§ **What is asked**:
Wherever a line in the data below holds "matplotlib", copy that line.

§ **Data excerpts**:
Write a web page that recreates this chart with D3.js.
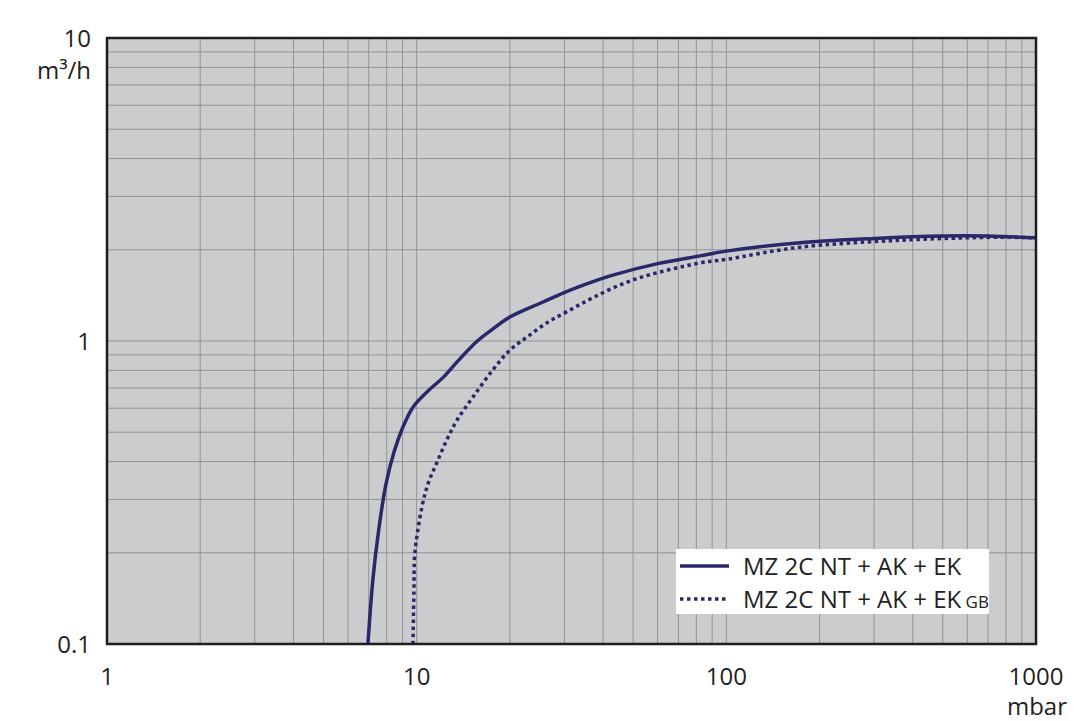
* * *
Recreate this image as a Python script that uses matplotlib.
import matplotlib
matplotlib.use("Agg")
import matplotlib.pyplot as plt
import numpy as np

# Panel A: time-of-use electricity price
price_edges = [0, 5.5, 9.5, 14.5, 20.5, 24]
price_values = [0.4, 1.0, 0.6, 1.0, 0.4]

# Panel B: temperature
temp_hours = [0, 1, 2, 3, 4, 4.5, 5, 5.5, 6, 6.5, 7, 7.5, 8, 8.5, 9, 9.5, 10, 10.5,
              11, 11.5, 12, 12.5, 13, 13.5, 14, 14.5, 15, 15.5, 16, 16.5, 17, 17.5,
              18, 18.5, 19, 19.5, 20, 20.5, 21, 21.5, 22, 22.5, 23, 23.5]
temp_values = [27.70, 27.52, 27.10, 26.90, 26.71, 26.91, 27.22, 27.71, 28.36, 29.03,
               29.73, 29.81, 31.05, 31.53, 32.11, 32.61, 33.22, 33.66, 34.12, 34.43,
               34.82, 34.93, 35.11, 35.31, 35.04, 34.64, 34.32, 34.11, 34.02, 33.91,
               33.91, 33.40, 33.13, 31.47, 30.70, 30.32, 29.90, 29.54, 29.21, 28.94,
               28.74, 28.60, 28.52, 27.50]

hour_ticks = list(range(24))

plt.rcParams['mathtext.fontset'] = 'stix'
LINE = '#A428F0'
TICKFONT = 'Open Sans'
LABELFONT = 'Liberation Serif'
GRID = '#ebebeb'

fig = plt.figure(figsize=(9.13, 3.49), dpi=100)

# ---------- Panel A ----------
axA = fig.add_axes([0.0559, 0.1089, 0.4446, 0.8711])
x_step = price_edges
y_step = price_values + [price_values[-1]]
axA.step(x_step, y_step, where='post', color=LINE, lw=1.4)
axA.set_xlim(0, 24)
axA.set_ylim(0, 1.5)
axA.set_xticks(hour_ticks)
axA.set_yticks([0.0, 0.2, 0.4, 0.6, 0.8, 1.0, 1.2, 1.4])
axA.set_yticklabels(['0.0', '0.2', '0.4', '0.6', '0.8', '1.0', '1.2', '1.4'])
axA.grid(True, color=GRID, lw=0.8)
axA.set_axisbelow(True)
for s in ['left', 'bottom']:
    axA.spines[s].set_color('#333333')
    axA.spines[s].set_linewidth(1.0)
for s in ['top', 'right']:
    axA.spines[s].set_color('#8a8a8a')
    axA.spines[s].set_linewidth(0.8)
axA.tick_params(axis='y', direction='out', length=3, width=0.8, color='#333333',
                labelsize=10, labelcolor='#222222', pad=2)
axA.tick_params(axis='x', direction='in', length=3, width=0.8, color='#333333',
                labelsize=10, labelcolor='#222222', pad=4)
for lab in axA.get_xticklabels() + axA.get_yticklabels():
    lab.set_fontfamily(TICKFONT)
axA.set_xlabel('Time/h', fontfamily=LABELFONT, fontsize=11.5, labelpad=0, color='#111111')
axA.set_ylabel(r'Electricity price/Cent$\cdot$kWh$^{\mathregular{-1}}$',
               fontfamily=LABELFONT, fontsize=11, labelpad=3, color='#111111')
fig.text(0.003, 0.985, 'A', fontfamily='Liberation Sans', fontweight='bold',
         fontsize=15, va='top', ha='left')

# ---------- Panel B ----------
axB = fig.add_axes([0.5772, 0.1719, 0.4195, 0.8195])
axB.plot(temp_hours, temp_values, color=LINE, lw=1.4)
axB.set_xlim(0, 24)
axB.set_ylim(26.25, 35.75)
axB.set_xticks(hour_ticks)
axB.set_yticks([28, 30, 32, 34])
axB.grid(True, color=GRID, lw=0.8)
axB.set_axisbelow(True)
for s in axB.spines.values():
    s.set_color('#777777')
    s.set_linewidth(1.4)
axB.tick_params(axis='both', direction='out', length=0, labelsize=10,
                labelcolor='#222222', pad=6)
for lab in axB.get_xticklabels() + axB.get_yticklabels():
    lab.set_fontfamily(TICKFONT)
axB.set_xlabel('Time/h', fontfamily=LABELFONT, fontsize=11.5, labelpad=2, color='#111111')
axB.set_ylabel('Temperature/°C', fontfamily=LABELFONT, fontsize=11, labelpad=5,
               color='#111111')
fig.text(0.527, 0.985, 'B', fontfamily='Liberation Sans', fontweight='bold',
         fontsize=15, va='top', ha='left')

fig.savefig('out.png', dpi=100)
--
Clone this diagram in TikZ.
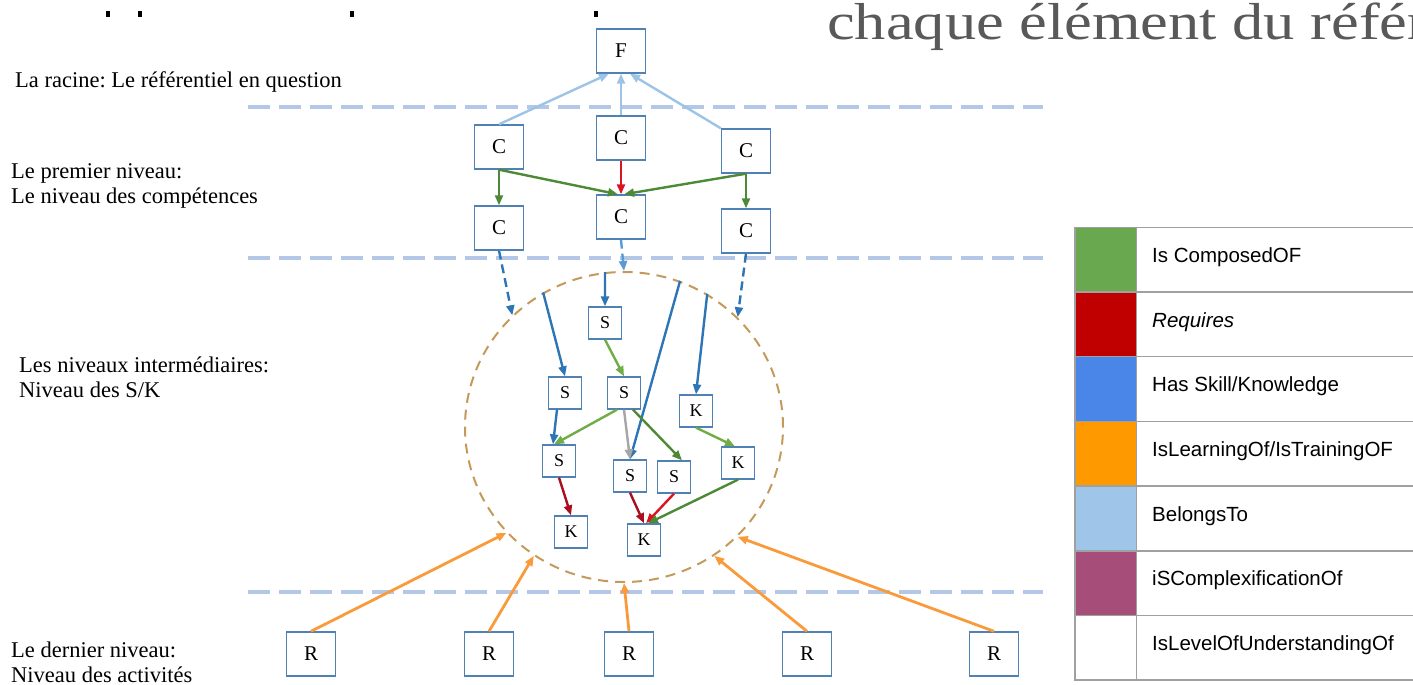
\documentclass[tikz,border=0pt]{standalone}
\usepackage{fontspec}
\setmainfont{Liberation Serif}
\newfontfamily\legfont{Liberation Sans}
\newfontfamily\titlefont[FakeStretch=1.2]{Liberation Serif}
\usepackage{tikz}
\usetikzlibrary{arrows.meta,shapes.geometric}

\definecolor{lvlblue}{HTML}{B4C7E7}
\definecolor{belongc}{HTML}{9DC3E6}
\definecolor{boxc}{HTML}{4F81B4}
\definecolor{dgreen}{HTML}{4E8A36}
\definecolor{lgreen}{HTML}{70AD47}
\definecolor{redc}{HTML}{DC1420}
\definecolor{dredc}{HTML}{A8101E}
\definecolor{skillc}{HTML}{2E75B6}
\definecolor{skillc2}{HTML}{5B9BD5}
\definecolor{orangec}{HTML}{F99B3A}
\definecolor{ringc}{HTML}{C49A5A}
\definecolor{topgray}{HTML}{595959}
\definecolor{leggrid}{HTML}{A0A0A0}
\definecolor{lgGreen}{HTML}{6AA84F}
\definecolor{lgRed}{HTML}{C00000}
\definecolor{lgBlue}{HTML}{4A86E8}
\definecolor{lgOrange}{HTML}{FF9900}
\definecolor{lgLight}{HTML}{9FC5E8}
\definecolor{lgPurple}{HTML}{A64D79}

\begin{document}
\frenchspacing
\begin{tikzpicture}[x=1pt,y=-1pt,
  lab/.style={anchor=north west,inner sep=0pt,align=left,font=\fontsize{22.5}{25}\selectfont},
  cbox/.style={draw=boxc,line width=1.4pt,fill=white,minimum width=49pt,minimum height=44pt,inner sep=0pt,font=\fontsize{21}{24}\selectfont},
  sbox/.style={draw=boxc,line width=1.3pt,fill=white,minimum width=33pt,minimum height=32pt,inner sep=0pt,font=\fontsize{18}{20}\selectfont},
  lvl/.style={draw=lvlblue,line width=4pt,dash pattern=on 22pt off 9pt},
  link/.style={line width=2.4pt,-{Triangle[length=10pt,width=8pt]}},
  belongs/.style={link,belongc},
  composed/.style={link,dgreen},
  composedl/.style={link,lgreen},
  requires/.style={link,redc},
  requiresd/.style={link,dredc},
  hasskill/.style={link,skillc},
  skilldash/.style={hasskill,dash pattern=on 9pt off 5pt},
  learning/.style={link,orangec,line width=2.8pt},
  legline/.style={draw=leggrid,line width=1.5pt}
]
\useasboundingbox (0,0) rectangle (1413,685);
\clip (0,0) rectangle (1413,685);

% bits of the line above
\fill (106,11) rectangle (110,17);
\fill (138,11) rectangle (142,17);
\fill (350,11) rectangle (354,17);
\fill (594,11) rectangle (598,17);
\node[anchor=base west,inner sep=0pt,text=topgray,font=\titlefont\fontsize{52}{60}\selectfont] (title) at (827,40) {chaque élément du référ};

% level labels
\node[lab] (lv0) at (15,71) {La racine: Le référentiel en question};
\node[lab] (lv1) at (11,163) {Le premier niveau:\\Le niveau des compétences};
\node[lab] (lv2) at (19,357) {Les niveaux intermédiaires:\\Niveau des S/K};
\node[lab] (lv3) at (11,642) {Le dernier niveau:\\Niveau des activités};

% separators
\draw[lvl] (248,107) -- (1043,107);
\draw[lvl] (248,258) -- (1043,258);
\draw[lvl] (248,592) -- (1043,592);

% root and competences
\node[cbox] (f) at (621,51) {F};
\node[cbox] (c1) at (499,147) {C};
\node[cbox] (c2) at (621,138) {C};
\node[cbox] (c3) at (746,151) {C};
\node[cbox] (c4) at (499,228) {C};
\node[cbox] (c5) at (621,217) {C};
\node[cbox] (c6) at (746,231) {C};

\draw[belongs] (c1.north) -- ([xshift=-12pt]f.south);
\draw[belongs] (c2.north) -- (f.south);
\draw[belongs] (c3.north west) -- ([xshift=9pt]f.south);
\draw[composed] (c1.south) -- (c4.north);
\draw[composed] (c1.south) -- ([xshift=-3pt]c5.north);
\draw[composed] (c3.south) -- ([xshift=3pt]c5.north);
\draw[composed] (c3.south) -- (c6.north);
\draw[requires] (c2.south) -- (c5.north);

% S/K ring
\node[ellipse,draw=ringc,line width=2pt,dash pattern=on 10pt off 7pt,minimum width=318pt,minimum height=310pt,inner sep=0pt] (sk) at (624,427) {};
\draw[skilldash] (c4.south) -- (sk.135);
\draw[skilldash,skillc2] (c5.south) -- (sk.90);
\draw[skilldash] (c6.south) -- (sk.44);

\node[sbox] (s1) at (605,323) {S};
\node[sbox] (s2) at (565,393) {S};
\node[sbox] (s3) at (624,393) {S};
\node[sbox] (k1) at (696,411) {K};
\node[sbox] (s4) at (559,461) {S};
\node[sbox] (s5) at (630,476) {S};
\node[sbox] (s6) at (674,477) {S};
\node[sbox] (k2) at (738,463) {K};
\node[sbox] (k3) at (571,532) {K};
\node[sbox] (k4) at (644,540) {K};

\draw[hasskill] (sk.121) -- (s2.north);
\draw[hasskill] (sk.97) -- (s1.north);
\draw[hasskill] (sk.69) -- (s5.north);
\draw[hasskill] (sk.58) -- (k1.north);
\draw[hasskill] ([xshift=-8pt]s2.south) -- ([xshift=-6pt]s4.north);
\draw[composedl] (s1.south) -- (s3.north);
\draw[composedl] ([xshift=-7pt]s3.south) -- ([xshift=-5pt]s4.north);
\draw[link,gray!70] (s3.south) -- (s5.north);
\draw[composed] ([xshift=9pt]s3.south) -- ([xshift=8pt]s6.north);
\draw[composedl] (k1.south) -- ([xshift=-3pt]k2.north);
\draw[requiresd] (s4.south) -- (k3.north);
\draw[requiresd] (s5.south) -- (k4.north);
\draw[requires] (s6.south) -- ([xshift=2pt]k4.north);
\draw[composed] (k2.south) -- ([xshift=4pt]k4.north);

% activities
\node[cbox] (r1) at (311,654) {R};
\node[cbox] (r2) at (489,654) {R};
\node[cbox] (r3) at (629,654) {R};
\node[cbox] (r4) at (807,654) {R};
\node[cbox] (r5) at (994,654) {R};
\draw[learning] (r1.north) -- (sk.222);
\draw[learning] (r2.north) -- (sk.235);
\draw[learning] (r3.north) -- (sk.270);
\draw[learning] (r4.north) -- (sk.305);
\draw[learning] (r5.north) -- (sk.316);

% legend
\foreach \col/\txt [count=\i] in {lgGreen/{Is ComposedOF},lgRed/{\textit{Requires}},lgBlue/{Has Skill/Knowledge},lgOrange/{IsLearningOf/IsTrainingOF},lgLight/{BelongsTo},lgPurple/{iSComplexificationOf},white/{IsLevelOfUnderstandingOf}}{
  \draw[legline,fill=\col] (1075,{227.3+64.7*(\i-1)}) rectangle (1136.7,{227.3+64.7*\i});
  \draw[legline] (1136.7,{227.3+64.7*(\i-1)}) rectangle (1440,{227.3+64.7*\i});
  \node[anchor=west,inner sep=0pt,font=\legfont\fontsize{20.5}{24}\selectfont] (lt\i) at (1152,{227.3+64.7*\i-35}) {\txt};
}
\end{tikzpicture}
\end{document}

§ **In response**:
Recreate this image as a Python script that uses matplotlib.
import matplotlib
matplotlib.use("Agg")
import matplotlib.pyplot as plt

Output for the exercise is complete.